Hemos plantado cosas que han sobrevivido y otras que se han quedado en el camino, que han servido de alimento para los bichos o que se han secado por nuestra falta de experiencia. Algunas que no han llegado incluso a germinar y otras cuantas que han crecido al punto de devolvernos la esperanza de que es posible aprender. 

Mientras David y yo estudiamos y tomamos notas en la universidad youtubera sobre las plagas y los insecticidas orgánicos más efectivos, las lombricompostas, los tipos de sustrato y las frecuencias de riego, Matías se apega a sus propios métodos con infinita confianza. De vez en cuando toma una lombriz para llevarla a alguna planta, les hace un preparado de agua, hojas secas y dientes de león para abonarlas, les habla con una adoración infinita y cuando brotó el primer tomate hizo una lista de actividades para festejar. 

Aún no hemos cosechado fruto alguno de lo que hemos sembrado. Me refiero, claro está, a los frutos comestibles, porque el más importante ya lo hemos disfrutado desde que todo esto empezó: el entusiasmo. 

Hoy el huerto es mi motivación para levantarme en las mañanas y pasar un rato en los afanes jardineros al empezar el día se ha convertido en mi meditación favorita.
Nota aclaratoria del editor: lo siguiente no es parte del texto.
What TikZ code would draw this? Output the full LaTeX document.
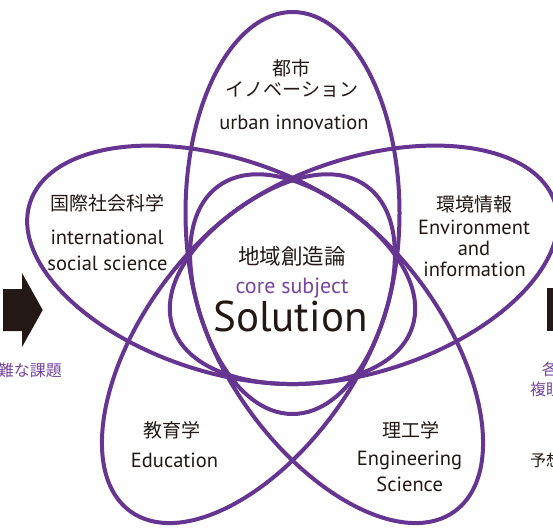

Salgo con los pies descalzos para sentir la tierra y el pasto y así aprovecho para arraigarme y darle la bienvenida a una nueva jornada. 

Cada labor llevada a cabo con atención plena me sirve de ancla al aquí y al ahora: regar las plantas y suspirar con el aroma del romero, la menta y la tierra mojada, recoger los frutos maduros del níspero o el zapotero que han caído o están a punto de caer al suelo, limpiar lo que haya quedado pendiente del día anterior, abonar la tierra o sembrar algo nuevo. Todo en silencio, todo con una profunda actitud de agradecimiento a la vida. 

El huerto es como la vida. Uno pone todo lo que tiene, pero es la naturaleza quien se encarga del resto, precisamente porque ella es la única que posee la sabiduría para conocer cuál es el bien mayor. Ante la siembra no se puede tomar otra actitud más que la de aprendiz, pues por más experiencia y conocimiento que se tenga, la vida siempre sabe más. 

Así que me he dedicado a aprender a ser paciente, sensible, empática y, por encima de todo, a soltar el control y las expectativas y fluir con lo que cada plantita me va mostrando. A final de cuentas, como dice Matías, nuestro único trabajo es darle amor a cada una de ellas.  

La semilla que sembraste en marzo en el espíritu de esta casa ha germinado, cariño mío. Prometo hablarle con ternura también a nuestros ánimos de seguirlo intentando cada día.